### REQUEST
The listing below must be repeated word for word, with its images excluded.

### RAW DATA
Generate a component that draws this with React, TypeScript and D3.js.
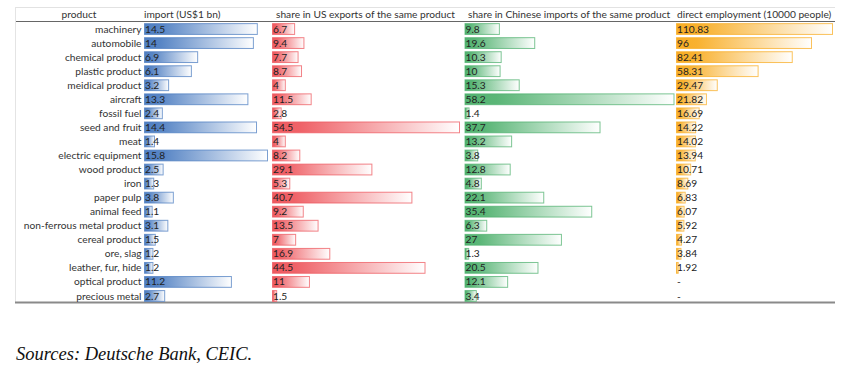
import React from "react";
import * as d3 from "d3";

const products = [
  "machinery", "automobile", "chemical product", "plastic product", "meidical product",
  "aircraft", "fossil fuel", "seed and fruit", "meat", "electric equipment",
  "wood product", "iron", "paper pulp", "animal feed", "non-ferrous metal product",
  "cereal product", "ore, slag", "leather, fur, hide", "optical product", "precious metal",
];
const importValues = [14.5, 14, 6.9, 6.1, 3.2, 13.3, 2.4, 14.4, 1.4, 15.8, 2.5, 1.3, 3.8, 1.1, 3.1, 1.5, 1.2, 1.2, 11.2, 2.7];
const usShare = [6.7, 9.4, 7.7, 8.7, 4, 11.5, 2.8, 54.5, 4, 8.2, 29.1, 5.3, 40.7, 9.2, 13.5, 7, 16.9, 44.5, 11, 1.5];
const cnShare = [9.8, 19.6, 10.3, 10, 15.3, 58.2, 1.4, 37.7, 13.2, 3.8, 12.8, 4.8, 22.1, 35.4, 6.3, 27, 1.3, 20.5, 12.1, 3.4];
const employment: (number | null)[] = [110.83, 96, 82.41, 58.31, 29.47, 21.82, 16.69, 14.22, 14.02, 13.94, 10.71, 8.69, 6.83, 6.07, 5.92, 4.27, 3.84, 1.92, null, null];
const headers = ["product", "import (US$1 bn)", "share in US exports of the same product", "share in Chinese imports of the same product", "direct employment (10000 people)"];
const source = "Sources: Deutsche Bank, CEIC.";

const FONT = "Lato, 'Open Sans', sans-serif";
const FS = 10.2;

export default function App() {
  const left = 15, right = 835;
  const top = 22, bottom = 303;
  const y = d3.scaleBand<string>().domain(products).range([top, bottom]).paddingInner(0.16).paddingOuter(0.08);
  const rowY = d3.scaleBand<string>().domain(products).range([top, bottom]);

  const cols = [
    { id: "blue", values: importValues as (number | null)[], x0: 144, w: 124, color: "#4f7fc2" },
    { id: "red", values: usShare as (number | null)[], x0: 272, w: 188, color: "#ee5a60" },
    { id: "green", values: cnShare as (number | null)[], x0: 464.5, w: 210, color: "#52b270" },
    { id: "orange", values: employment, x0: 676, w: 157, color: "#f8ad25" },
  ];

  return (
    <svg width={863} height={374} style={{ display: "block", position: "absolute", left: 0, top: 0 }}>
      <defs>
        {cols.map((c) => (
          <linearGradient key={c.id} id={"g-" + c.id} x1="0" x2="1" y1="0" y2="0">
            <stop offset="0" stopColor={c.color} />
            <stop offset="0.15" stopColor={c.color} stopOpacity={0.95} />
            <stop offset="1" stopColor="#ffffff" />
          </linearGradient>
        ))}
      </defs>
      <rect x={0} y={0} width={863} height={374} fill="#fff" />
      {/* table borders */}
      <line x1={left} x2={right} y1={7.5} y2={7.5} stroke="#e2e2e2" />
      <line x1={left} x2={right} y1={21.5} y2={21.5} stroke="#666" />
      <line x1={left + 0.5} x2={left + 0.5} y1={7} y2={bottom} stroke="#e4e4e4" />
      <line x1={left} x2={right} y1={bottom - 0.5} y2={bottom - 0.5} stroke="#8a8a8a" strokeWidth={2} />

      {/* headers */}
      <g fontFamily={FONT} fontSize={FS} fill="#333">
        <text x={79} y={18} textAnchor="middle">{headers[0]}</text>
        <text x={144} y={18}>{headers[1]}</text>
        <text x={276} y={18}>{headers[2]}</text>
        <text x={468} y={18}>{headers[3]}</text>
        <text x={677} y={18}>{headers[4]}</text>
      </g>

      {/* product labels */}
      <g fontFamily={FONT} fontSize={FS} fill="#333">
        {products.map((p) => (
          <text key={p} x={141.5} y={(rowY(p) as number) + rowY.bandwidth() / 2} dy="0.35em" textAnchor="end">{p}</text>
        ))}
      </g>

      {cols.map((c) => {
        const max = d3.max(c.values, (v) => (v == null ? 0 : v)) as number;
        const x = d3.scaleLinear().domain([0, max]).range([0, c.w]);
        return (
          <g key={c.id}>
            {products.map((p, i) => {
              const v = c.values[i];
              const yy = y(p) as number;
              const cy = (rowY(p) as number) + rowY.bandwidth() / 2;
              return (
                <g key={p}>
                  {v != null && (
                    <rect x={c.x0 + 0.5} y={yy + 0.5} width={Math.max(0, x(v) - 1)} height={y.bandwidth() - 1}
                      fill={`url(#g-${c.id})`} stroke={c.color} strokeOpacity={0.75} strokeWidth={1} />
                  )}
                  <text x={c.x0 + 1} y={cy} dy="0.35em" fontFamily={FONT} fontSize={FS} fill="#222">
                    {v == null ? "-" : String(v)}
                  </text>
                </g>
              );
            })}
          </g>
        );
      })}

      <text x={16} y={360} fontFamily="'Liberation Serif', 'Times New Roman', serif" fontStyle="italic" fontSize={18.5} fill="#111">{source}</text>
    </svg>
  );
}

### CORRECT OUTPUT
Generate a component that draws this with React, TypeScript and D3.js.
import React from "react";
import * as d3 from "d3";

const products = [
  "machinery", "automobile", "chemical product", "plastic product", "meidical product",
  "aircraft", "fossil fuel", "seed and fruit", "meat", "electric equipment",
  "wood product", "iron", "paper pulp", "animal feed", "non-ferrous metal product",
  "cereal product", "ore, slag", "leather, fur, hide", "optical product", "precious metal",
];
const importValues = [14.5, 14, 6.9, 6.1, 3.2, 13.3, 2.4, 14.4, 1.4, 15.8, 2.5, 1.3, 3.8, 1.1, 3.1, 1.5, 1.2, 1.2, 11.2, 2.7];
const usShare = [6.7, 9.4, 7.7, 8.7, 4, 11.5, 2.8, 54.5, 4, 8.2, 29.1, 5.3, 40.7, 9.2, 13.5, 7, 16.9, 44.5, 11, 1.5];
const cnShare = [9.8, 19.6, 10.3, 10, 15.3, 58.2, 1.4, 37.7, 13.2, 3.8, 12.8, 4.8, 22.1, 35.4, 6.3, 27, 1.3, 20.5, 12.1, 3.4];
const employment: (number | null)[] = [110.83, 96, 82.41, 58.31, 29.47, 21.82, 16.69, 14.22, 14.02, 13.94, 10.71, 8.69, 6.83, 6.07, 5.92, 4.27, 3.84, 1.92, null, null];
const headers = ["product", "import (US$1 bn)", "share in US exports of the same product", "share in Chinese imports of the same product", "direct employment (10000 people)"];
const source = "Sources: Deutsche Bank, CEIC.";

const FONT = "Lato, 'Open Sans', sans-serif";
const FS = 10.2;

export default function App() {
  const left = 15, right = 835;
  const top = 22, bottom = 303;
  const y = d3.scaleBand<string>().domain(products).range([top, bottom]).paddingInner(0.16).paddingOuter(0.08);
  const rowY = d3.scaleBand<string>().domain(products).range([top, bottom]);

  const cols = [
    { id: "blue", values: importValues as (number | null)[], x0: 144, w: 124, color: "#4f7fc2" },
    { id: "red", values: usShare as (number | null)[], x0: 272, w: 188, color: "#ee5a60" },
    { id: "green", values: cnShare as (number | null)[], x0: 464.5, w: 210, color: "#52b270" },
    { id: "orange", values: employment, x0: 676, w: 157, color: "#f8ad25" },
  ];

  return (
    <svg width={863} height={374} style={{ display: "block", position: "absolute", left: 0, top: 0 }}>
      <defs>
        {cols.map((c) => (
          <linearGradient key={c.id} id={"g-" + c.id} x1="0" x2="1" y1="0" y2="0">
            <stop offset="0" stopColor={c.color} />
            <stop offset="0.15" stopColor={c.color} stopOpacity={0.95} />
            <stop offset="1" stopColor="#ffffff" />
          </linearGradient>
        ))}
      </defs>
      <rect x={0} y={0} width={863} height={374} fill="#fff" />
      {/* table borders */}
      <line x1={left} x2={right} y1={7.5} y2={7.5} stroke="#e2e2e2" />
      <line x1={left} x2={right} y1={21.5} y2={21.5} stroke="#666" />
      <line x1={left + 0.5} x2={left + 0.5} y1={7} y2={bottom} stroke="#e4e4e4" />
      <line x1={left} x2={right} y1={bottom - 0.5} y2={bottom - 0.5} stroke="#8a8a8a" strokeWidth={2} />

      {/* headers */}
      <g fontFamily={FONT} fontSize={FS} fill="#333">
        <text x={79} y={18} textAnchor="middle">{headers[0]}</text>
        <text x={144} y={18}>{headers[1]}</text>
        <text x={276} y={18}>{headers[2]}</text>
        <text x={468} y={18}>{headers[3]}</text>
        <text x={677} y={18}>{headers[4]}</text>
      </g>

      {/* product labels */}
      <g fontFamily={FONT} fontSize={FS} fill="#333">
        {products.map((p) => (
          <text key={p} x={141.5} y={(rowY(p) as number) + rowY.bandwidth() / 2} dy="0.35em" textAnchor="end">{p}</text>
        ))}
      </g>

      {cols.map((c) => {
        const max = d3.max(c.values, (v) => (v == null ? 0 : v)) as number;
        const x = d3.scaleLinear().domain([0, max]).range([0, c.w]);
        return (
          <g key={c.id}>
            {products.map((p, i) => {
              const v = c.values[i];
              const yy = y(p) as number;
              const cy = (rowY(p) as number) + rowY.bandwidth() / 2;
              return (
                <g key={p}>
                  {v != null && (
                    <rect x={c.x0 + 0.5} y={yy + 0.5} width={Math.max(0, x(v) - 1)} height={y.bandwidth() - 1}
                      fill={`url(#g-${c.id})`} stroke={c.color} strokeOpacity={0.75} strokeWidth={1} />
                  )}
                  <text x={c.x0 + 1} y={cy} dy="0.35em" fontFamily={FONT} fontSize={FS} fill="#222">
                    {v == null ? "-" : String(v)}
                  </text>
                </g>
              );
            })}
          </g>
        );
      })}

      <text x={16} y={360} fontFamily="'Liberation Serif', 'Times New Roman', serif" fontStyle="italic" fontSize={18.5} fill="#111">{source}</text>
    </svg>
  );
}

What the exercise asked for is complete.